Interlacing is a well known technique that captures two consecutive fields in succession at a rate twice a normal frame rate. One of such consecutive fields contains only odd lines and the other contains only even lines of a whole frame. In other words, interlacing provides half-resolution fields at twice the normal frame.
Progressive display devices display all lines of a frame at every refresh. In order for progressive display devices to display interlaced content, de-interlacing capability must be added to assist progressive display devices. In theory, de-interlacing would be as simple as combining two consecutive interlaced fields into a single frame, which is generally known as weaving in the art. However, interlaced fields are captured at different points in time and thus weaving could cause picture quality problem leading to visual defects when motions exist in the picture. Such a picture quality problem is called an interlace artifact. Blending is another technique that averages consecutive fields to be displayed as one frame. Likewise, blending also causes a de-interlacing artifact called ghosting, where picture quality as well as the temporal resolution, i.e. motion, loses, albeit to a lesser degree as compared to weaving.
Motion Adaptive De-interlace (MAD) is designed to overcome interlace artifacts. MAD techniques typically enhance picture qualities by incorporating weaving, blending and frame extension methods, such as the “bob” as generally known in the art. Specifically, MAD predicts direction and amount of image motion between successive sub-fields to blend the sub-fields together. As a result, MAD creates good picture quality for progressive display.
Various applications based on MAD are well known in the art. The existing MAD applications work based on differences of the pixels over a window of sum of the medians of temporal or spatial pixels in a window to get the relative motion across the pixels. Most of these applications estimate the differences or standard deviations on the progressive frames, i.e. previous interpolated frames, to detect the motion movement and hence results in a minimum latency of one frame to compute the interpolated pixels. They require storage of progressive frames, which double the size of the interlaced field, and have computational delay to interpolate the pixels for at least one progressive frame.
However, unnecessary latency resulting from traditional MAD techniques may have negative impact on user experience. For example, addition of a de-interlacing feature to support the high definition quality picture on progressive displays in existing integrated circuit chips requires additional hardware added to the video data path; as a result, loss of synchronization between audio and video can take place. Also, in the case of video gaming applications, additional de-interlacing hardware on the video data path could add significant observable delay between the user commands and video response such that the user gaming experience is degraded.

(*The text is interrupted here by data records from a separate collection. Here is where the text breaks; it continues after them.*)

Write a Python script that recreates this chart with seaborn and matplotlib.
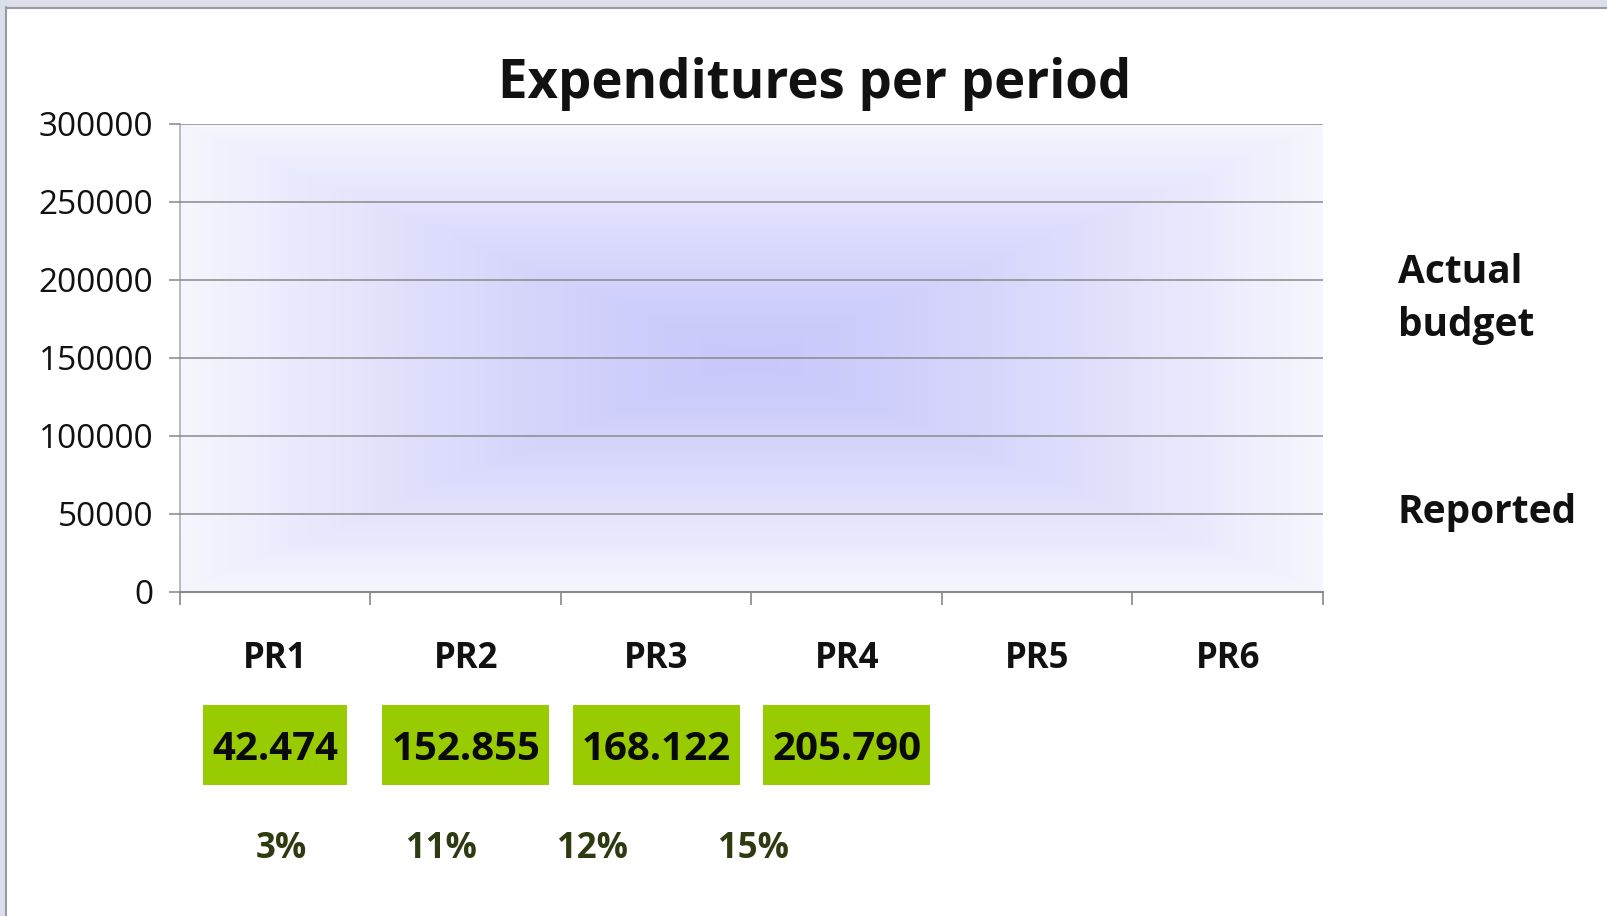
import numpy as np
import pandas as pd
import matplotlib
matplotlib.use("Agg")
import matplotlib.pyplot as plt
from matplotlib.patches import Rectangle
from matplotlib.transforms import blended_transform_factory
import seaborn as sns

# ---------------- data ----------------
periods = ["PR1", "PR2", "PR3", "PR4", "PR5", "PR6"]
series_names = ["Actual budget", "Reported"]
actual_budget = [np.nan] * 6          # no marks drawn in the reference
reported = [np.nan] * 6               # no marks drawn in the reference
reported_totals = ["42.474", "152.855", "168.122", "205.790"]
reported_pct = ["3%", "11%", "12%", "15%"]
y_ticks = [0, 50000, 100000, 150000, 200000, 250000, 300000]

# ---------------- style ----------------
sns.set_theme(style="white")
FONT = "Open Sans"
plt.rcParams["font.family"] = [FONT, "DejaVu Sans"]

W, H, DPI = 1608, 916, 100
fig = plt.figure(figsize=(W / DPI, H / DPI), dpi=DPI)
fig.patch.set_facecolor("white")

def px(x, y):
    return x / W, 1 - y / H

# plot area in pixels
L, R, T, B = 180, 1323, 124, 592
ax = fig.add_axes([L / W, 1 - B / H, (R - L) / W, (B - T) / H])

df = pd.DataFrame({
    "period": periods * 2,
    "series": [series_names[0]] * 6 + [series_names[1]] * 6,
    "value": actual_budget + reported,
})
sns.barplot(data=df, x="period", y="value", hue="series", ax=ax,
            legend=False, errorbar=None)

ax.set_xlim(-0.5, 5.5)
ax.set_ylim(0, 300000)

# background gradient (rectangular path gradient from centre)
nx, ny = 600, 300
gx = np.linspace(-1, 1, nx)
gy = np.linspace(-1, 1, ny)
XX, YY = np.meshgrid(gx, gy)
t = np.maximum(np.abs(XX), np.abs(YY))
c0 = np.array([0xC8, 0xC8, 0xFB]) / 255
c1 = np.array([0xF6, 0xF6, 0xFE]) / 255
img = c0[None, None, :] + (c1 - c0)[None, None, :] * t[..., None] ** 1.3
ax.imshow(img, extent=[-0.5, 5.5, 0, 300000], aspect="auto", zorder=0,
          interpolation="bilinear")
ax.set_facecolor("#f4f4fd")

# grid + spines
ax.set_yticks(y_ticks)
ax.set_yticklabels([str(v) for v in y_ticks], fontsize=24, color="#111111")
ax.yaxis.grid(True, color="#8a8a8a", linewidth=1.1, zorder=1)
ax.xaxis.grid(False)
ax.set_axisbelow(False)
for s in ["top", "right"]:
    ax.spines[s].set_visible(False)
ax.spines["left"].set_color("#b0b0b0")
ax.spines["left"].set_linewidth(1.2)
ax.spines["bottom"].set_color("#888888")
ax.spines["bottom"].set_linewidth(1.5)
ax.tick_params(axis="y", which="major", length=8, width=1.1, color="#888888",
               pad=11, left=True)

# x: boundary ticks (major, no labels), centred labels (minor)
ax.set_xticks(np.arange(-0.5, 6, 1.0))
ax.set_xticklabels([])
ax.tick_params(axis="x", which="major", length=9.5, width=1.2, color="#888888",
               bottom=True)
ax.set_xticks(np.arange(len(periods)), minor=True)
ax.set_xticklabels(periods, minor=True, fontsize=25, fontweight="bold",
                   color="#111111")
ax.tick_params(axis="x", which="minor", length=0, pad=35)
ax.set_xlabel("")
ax.set_ylabel("")

# title
fig.text(*px(815, 84), "Expenditures per period", ha="center", va="center",
         fontsize=38, fontweight="bold", color="#111111")

# right-hand series labels
fig.text(*px(1398, 299), "Actual\nbudget", ha="left", va="center",
         fontsize=28, fontweight="bold", color="#111111", linespacing=1.45)
fig.text(*px(1398, 512), "Reported", ha="left", va="center",
         fontsize=28, fontweight="bold", color="#111111")

# green total boxes under the first periods
trans = blended_transform_factory(ax.transData, fig.transFigure)
box_cy = 745
texts = []
for i, lab in enumerate(reported_totals):
    tx = fig.text(i, 1 - (box_cy + 4) / H, lab, transform=trans, ha="center",
                  va="center", fontsize=29, fontweight="bold", color="#0a0a0a",
                  zorder=10)
    texts.append(tx)
fig.canvas.draw()
rend = fig.canvas.get_renderer()
for tx in texts:
    bb = tx.get_window_extent(rend)
    w = bb.width + 18
    cx = (bb.x0 + bb.x1) / 2
    rect = Rectangle(((cx - w / 2) / W, 1 - (box_cy + 40) / H), w / W, 80 / H,
                     transform=fig.transFigure, facecolor="#99cc00",
                     edgecolor="none", zorder=4)
    fig.patches.append(rect)

# percentages
pct_x_px = [281, 441, 593, 754]
for xp, lab in zip(pct_x_px, reported_pct):
    fig.text(*px(xp, 849), lab, ha="center", va="center", fontsize=25,
             fontweight="bold", color="#2e3b10")

# slide frame
fig.patches.append(Rectangle((0, 1 - 7 / H), 1, 7 / H, transform=fig.transFigure,
                             facecolor="#dcdeea", edgecolor="none"))
fig.patches.append(Rectangle((0, 0), 6 / W, 1, transform=fig.transFigure,
                             facecolor="#dcdeea", edgecolor="none"))
fig.lines.append(plt.Line2D([6 / W, 1], [1 - 7.5 / H, 1 - 7.5 / H],
                            transform=fig.transFigure, color="#9a9aa2", lw=1.5))
fig.lines.append(plt.Line2D([6.5 / W, 6.5 / W], [0, 1 - 7 / H],
                            transform=fig.transFigure, color="#9a9aa2", lw=1.5))

fig.savefig("out.png", dpi=DPI)
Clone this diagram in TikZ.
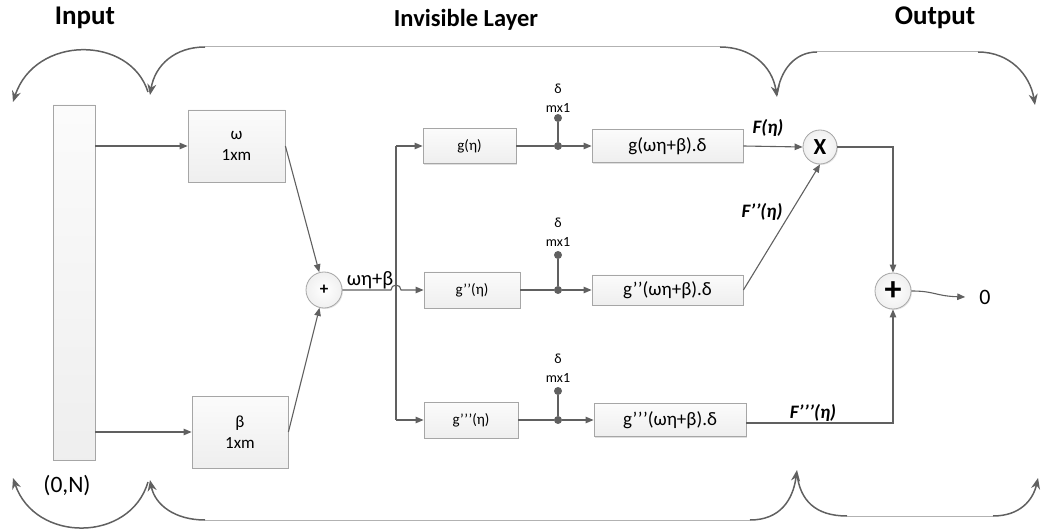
\documentclass[tikz,border=0pt]{standalone}
\usepackage{fontspec}
\setmainfont{Carlito}
\usetikzlibrary{arrows.meta,shadows,calc}
\definecolor{ln}{HTML}{606060}
\definecolor{bd}{HTML}{A6A6A6}
\newcommand{\pp}{’\kern0.4pt’}
\begin{document}
\begin{tikzpicture}[x=1pt,y=1pt,
  line/.style={draw=ln, line width=1.1pt},
  arr/.style={line, -{Triangle[length=8pt,width=6.5pt]}},
  box/.style={draw=bd, line width=0.8pt, top color=gray!3, bottom color=gray!13, inner sep=0pt, align=center,
     drop shadow={shadow xshift=1.2pt, shadow yshift=-1.2pt, opacity=0.25}},
  circ/.style={circle, draw=bd, line width=0.8pt, inner sep=0pt, minimum size=36pt, inner color=white, outer color=gray!12,
     drop shadow={shadow xshift=1pt, shadow yshift=-1pt, opacity=0.2}},
  dotnode/.style={circle, fill=ln, inner sep=0pt, minimum size=8pt},
  brace/.style={draw=ln, line width=1.5pt},
  braceline/.style={draw=gray!60, line width=1pt},
  bracearr/.style={brace, -{Stealth[length=11pt,width=9pt]}},
  title/.style={font=\bfseries\fontsize{27}{30}\selectfont},
  wlab/.style={font=\fontsize{17}{21}\selectfont},
  small/.style={font=\fontsize{15}{18}\selectfont},
  big/.style={font=\fontsize{19}{22}\selectfont},
  lab/.style={font=\fontsize{14}{19}\selectfont, align=center},
  flab/.style={font=\bfseries\itshape\fontsize{19}{21}\selectfont},
]
\useasboundingbox (0,0) rectangle (1041,-529);

% titles
\node[title] (tin) at (85,-18) {Input};
\node[title, font=\bfseries\fontsize{24.5}{28}\selectfont] (tinv) at (466,-20) {Invisible Layer};
\node[title] (tout) at (935,-18) {Output};

% braces top
\draw[bracearr] (148,-92) .. controls (130,-35) and (35,-35) .. (13,-102);
\draw[bracearr] (205,-47) .. controls (175,-47) and (155,-65) .. (150,-95);
\draw[braceline] (205,-47) -- (720,-47);
\draw[bracearr] (720,-47) .. controls (750,-47) and (772,-65) .. (777,-97);
\draw[brace] (817,-52) .. controls (795,-52) and (780,-70) .. (777,-95);
\draw[braceline] (817,-52) -- (978,-52);
\draw[bracearr] (978,-52) .. controls (1010,-52) and (1030,-75) .. (1035,-105);

% braces bottom
\draw[bracearr] (148,-482) .. controls (130,-543) and (35,-543) .. (13,-478);
\draw[bracearr] (205,-520) .. controls (175,-520) and (155,-505) .. (150,-480);
\draw[braceline] (205,-520) -- (750,-520);
\draw[bracearr] (750,-520) .. controls (780,-520) and (793,-500) .. (797,-470);
\draw[brace] (847,-516) .. controls (815,-516) and (800,-500) .. (797,-474);
\draw[braceline] (847,-516) -- (993,-516);
\draw[bracearr] (993,-516) .. controls (1020,-516) and (1033,-500) .. (1038,-478);

% nodes
\node[box, minimum width=42pt, minimum height=355pt] (inp) at (74,-282.5) {};
\node[font=\fontsize{23.5}{26}\selectfont] (n0) at (67,-486) {(0,N)};
\node[box, wlab, minimum width=97pt, minimum height=72pt] (w) at (236.5,-146) {ω\\1xm};
\node[box, wlab, minimum width=96pt, minimum height=72pt] (b) at (240,-432) {β\\1xm};
\node[circ, font=\bfseries\fontsize{17}{17}\selectfont] (plus) at (324,-290) {+};
\node[font=\fontsize{20.5}{24}\selectfont] (lsum) at (370,-280) {ωη+β};
\coordinate (split) at (396,-290);
\coordinate (top) at (396,-146);
\coordinate (bot) at (396,-420);

\node[box, small, minimum width=93pt, minimum height=35pt] (g1) at (469.5,-146) {g(η)};
\node[box, small, minimum width=96pt, minimum height=36pt] (g2) at (472,-290) {g\pp(η)};
\node[box, small, minimum width=94pt, minimum height=36pt] (g3) at (471,-420) {g\pp\kern0.4pt’(η)};

\node[dotnode] (d1) at (558,-118) {};
\node[dotnode] (j1) at (558,-146) {};
\node[dotnode] (d2) at (558,-255) {};
\node[dotnode] (j2) at (558,-290) {};
\node[dotnode] (d3) at (558,-391) {};
\node[dotnode] (j3) at (558,-420) {};
\node[lab] (l1) at (558,-98) {δ\\mx1};
\node[lab] (l2) at (558,-232) {δ\\mx1};
\node[lab] (l3) at (558,-368.5) {δ\\mx1};

\node[box, big, minimum width=151pt, minimum height=33pt] (p1) at (667.5,-146) {g(ωη+β).δ};
\node[box, big, minimum width=151pt, minimum height=30pt] (p2) at (667.5,-290) {g\pp(ωη+β).δ};
\node[box, big, minimum width=152pt, minimum height=33pt] (p3) at (670,-420) {g\pp\kern0.4pt’(ωη+β).δ};

\node[circ, minimum size=34pt, font=\bfseries\fontsize{23}{25}\selectfont] (X) at (820,-147) {X};
\node[circ, font=\bfseries\fontsize{34}{34}\selectfont] (S) at (893,-291) {+};
\node[font=\fontsize{22}{24}\selectfont, inner xsep=14pt] (zero) at (985,-297) {0};

\node[flab] (f1) at (768,-128) {F(η)};
\node[flab] (f2) at (762,-212) {F\pp(η)};
\node[flab] (f3) at (813,-413) {F\pp\kern0.4pt’(η)};

% connectors
\draw[arr] (inp.east |- w.west) -- (w.west);
\draw[arr] (inp.east |- b.west) -- (b.west);
\draw[arr] (w.east) -- (plus);
\draw[arr] (b.east) -- (plus);
\draw[arr] (plus.east) -- ([xshift=-5pt]split) arc[start angle=180, end angle=0, radius=5pt] -- (g2.west);
\draw[line] (top) -- (bot);
\draw[arr] (top) -- (g1.west);
\draw[arr] (bot) -- (g3.west);

\draw[line] (g1.east) -- (j1);
\draw[line] (d1) -- (j1);
\draw[arr] (j1) -- (p1.west);
\draw[line] (g2.east) -- (j2);
\draw[line] (d2) -- (j2);
\draw[arr] (j2) -- (p2.west);
\draw[line] (g3.east) -- (j3);
\draw[line] (d3) -- (j3);
\draw[arr] (j3) -- (p3.west);

\draw[arr] (p1.east) -- (X.west);
\draw[arr] (p2.east) -- (X.south);
\draw[arr] (X.east) -| (S.north);
\draw[arr] ([yshift=-3pt]p3.east) -| (S.south);
\draw[arr] (S.east) .. controls (935,-291) and (935,-296) .. (zero.west);
\end{tikzpicture}
\end{document}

Moreover, memory organization techniques associated with traditional MAD typically use one frame buffer to store the final interpolated frame and three field buffers to store three past fields. Under such an approach, for example when the pixels are captured in 4:4:4 format, the frame buffer has to be stored in 4:4:4 AYCrCb8888 format. Accordingly, to store the 720×480 size image, the traditional memory organization techniques take memory storage of 720×480×32-bits i.e. 1382400 bytes. This memory storage cannot be optimized because the downstream computing engine expects to receive the pixel data in AYCrCb8888 format. In cases where some of traditional MAD techniques perform 422 to 444 conversions on the fly during the interpolation, 720×240×16 bit i.e. 345600 bytes, of memory storage are required to store 720×240 YCbCr422, and therefore 4 fields of such require memory storage of 1382400 bytes. The traditional MAD techniques also typically organizes intermediate pixel data in a linear mode, such that each field of pixel data are continuously stored in a different field buffer. Under such an approach, accessing pixel data in consecutive fields for a position associated with the frame being interpolated requires multiple memory access to different field buffers within the storage buffer.
Therefore, there is a need for a solution to maintain de-interlacing latency and memory accessing of intermediate pixel data for interpolation at a minimum level to improve the traditional MAD techniques.